2. OTT Distribution (Streaming Platforms)

With platforms like Netflix, Amazon Prime, Disney+ Hotstar, JioCinema, and ZEE5, OTT has redefined how films are distributed. They want direct content, and they'll pay big for it.

Types of OTT Deals:

  • Direct Digital Release (Skip Theatres): Useful for small films or niche stories.
  • Post-Theatrical Rights: Usually released 4–8 weeks after theatrical run.
  • Exclusive Originals: Films explicitly made for a platform.

Here's how it works:

  • If your film's got buzz or big names, OTTs might buy it before release.
  • If it's already released in theatres, OTTs come in after for post-theatrical rights.
  • Smaller films now skip theatres altogether and go straight to OTT.

How much do they pay? Depends.

  • Big star movie: ₹40 to ₹100 crore.
  • Mid-range content-driven film: ₹5 to ₹20 crore.
  • Niche indie film? Maybe ₹1 to ₹5 crore if you're lucky.

Also, fun fact: data shows films with strong female leads often get better word-of-mouth and long-tail viewership on OTTs. That's not opinion — that's usage metrics. Real talk.

Evidence:

3. Satellite Rights (TV Channels)

Television still plays a significant role in revenue generation. Most films negotiate satellite deals with channels like Sony, Star, Colors, Zee, etc.

  • Pricing based on: star value, festive slots, genre appeal (family-friendly films do better).
  • Many films recover 30-50% of their budget just through satellite deals.

4. Music Rights

While not "distribution" in the traditional sense, music rights are often sold separately to labels like T-Series, Sony Music, and Saregama.

  • Hit soundtracks = heavy monetization via YouTube, Spotify, JioSaavn, etc.
  • Music rights often contribute 5-10% of total revenue.

The Distribution Timeline. What Happens When?

Let's break it into a simplified timeline:

Timeline Event
T-3 months Film is locked; distributors approached
T-2 months OTT, Satellite, Music rights sold
T-1.5 months Regional theatrical rights negotiated
T-1 month Marketing push begins (trailers, songs)
T-Day Theatrical release
+6 weeks OTT premiere
+6–12 weeks TV premiere

Each phase needs legal contracts, delivery specs, censorship clearance, localized formats, and more. It's a chess game with deadlines. Every decision has financial consequences.

The Theatre War: Exhibitors and Screens

Here's something wild. You could have the best film in the world, but if you don't get screens, no one will know. Exhibitors (like PVR, INOX, single-screen owners) decide how many shows you get, what time slots, and for how many days.

Opening week is brutal. Everyone fights for:

  • Prime show slots (6–9 PM)
  • Weekend dominance
  • More screens across major cities
  • Revenue sharing terms (typically 50% in Week 1, then decreases)

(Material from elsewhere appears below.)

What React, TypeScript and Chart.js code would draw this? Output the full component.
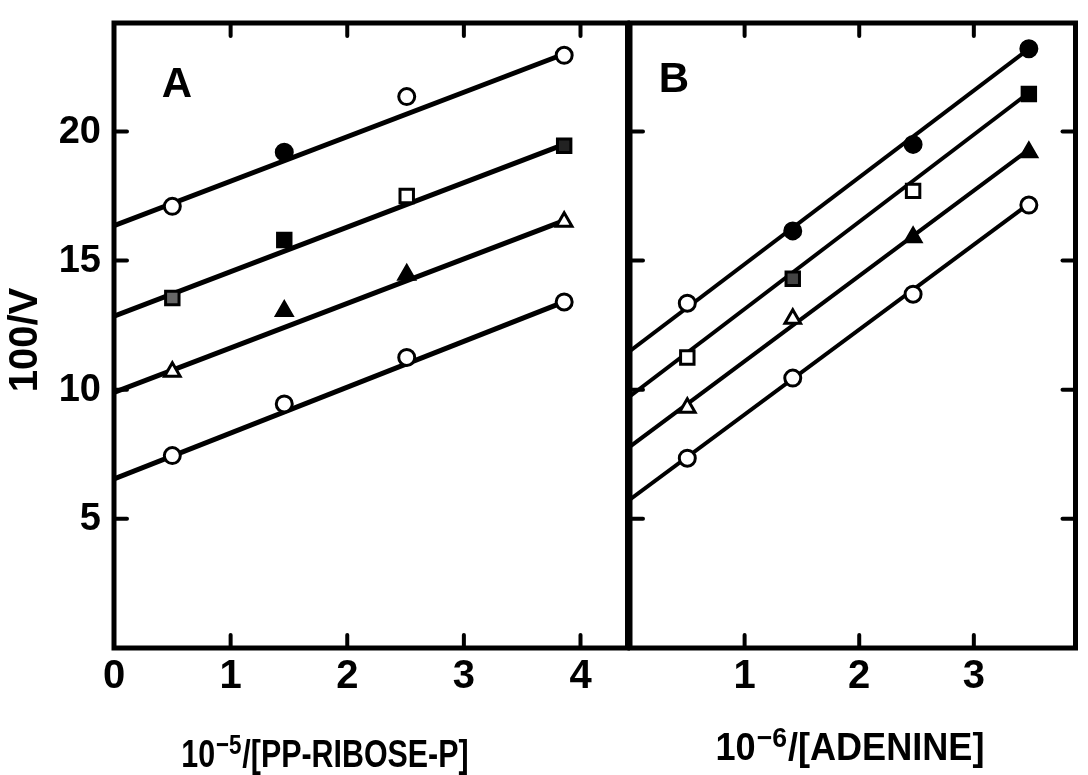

Big stars and big studios often bully their way into taking 70–80% of screens, leaving indie or smaller films to die quietly. Yes, it's ugly. But that's the game. At the core, all care about filling seats.

What Makes a Film a Distribution Success?

It's not just about star power. Here's what experienced distributors look for:

  • Genre, such as thrillers, comedies, and travel, perform better than slow-paced dramas
  • Female-led stories with strong scripts often outperform in Tier-2 OTT viewership
  • Release Timing (festivals, holidays)
  • Word-of-Mouth Potential
  • Dubbed Versions: South Indian films dubbed in Hindi dominate heartland belts
  • Marketing Strength

Distributors often pass on brilliant films that don't have strong commercial potential, even though audiences later love them on OTT.

What About International Distribution?

For Indian films going abroad:

  • NRIs constitute a significant target market in the US, UK, UAE, and Australia.
  • Rights sold territory-wise or to global distributors like Yash Raj Films, Eros, or local firms abroad.
  • DCP (Digital Cinema Package) versions are created with subtitles.
  • OTT has opened up global viewership like never before.

Revenue Sharing: Who Gets What?

Here's how the typical earnings from a ₹100 ticket might be split (Week 1 in a multiplex):

Stakeholder Share (approx.)
GST (18%) ₹18
Theatre (Exhibitor) ₹41
Distributor ₹41
Producer (after Distributor's cut) Varies

In single screens or regional markets, terms vary widely, especially for dubbed films.

Why Should Audiences Care?

Because distribution affects what you watch, when you watch, and how you watch it.

Ever wondered:

  • Why are some movies only in theatres for 5 days?
  • Why was a hyped indie film not released in your city?
  • Why do certain films hit OTT so fast, while others take months?

The answer is: distribution deals.

And more importantly, better transparency and awareness in this system can lead to:

  • More diverse stories
  • Wider platform for smaller filmmakers
  • Stronger audience voices shaping what gets made

The Bottom Line

Film distribution in India is not just about sending reels to theatres. It's a sophisticated, high-stakes game of strategy, negotiation, and data. Every decision, from your city's theatre schedule to your Netflix homepage, is shaped by someone working hard behind the scenes to bring that film to you.

As audiences grow more intelligent and more aware, we have the power to demand fairness, variety, and inclusion in what's distributed. Let's understand the journey.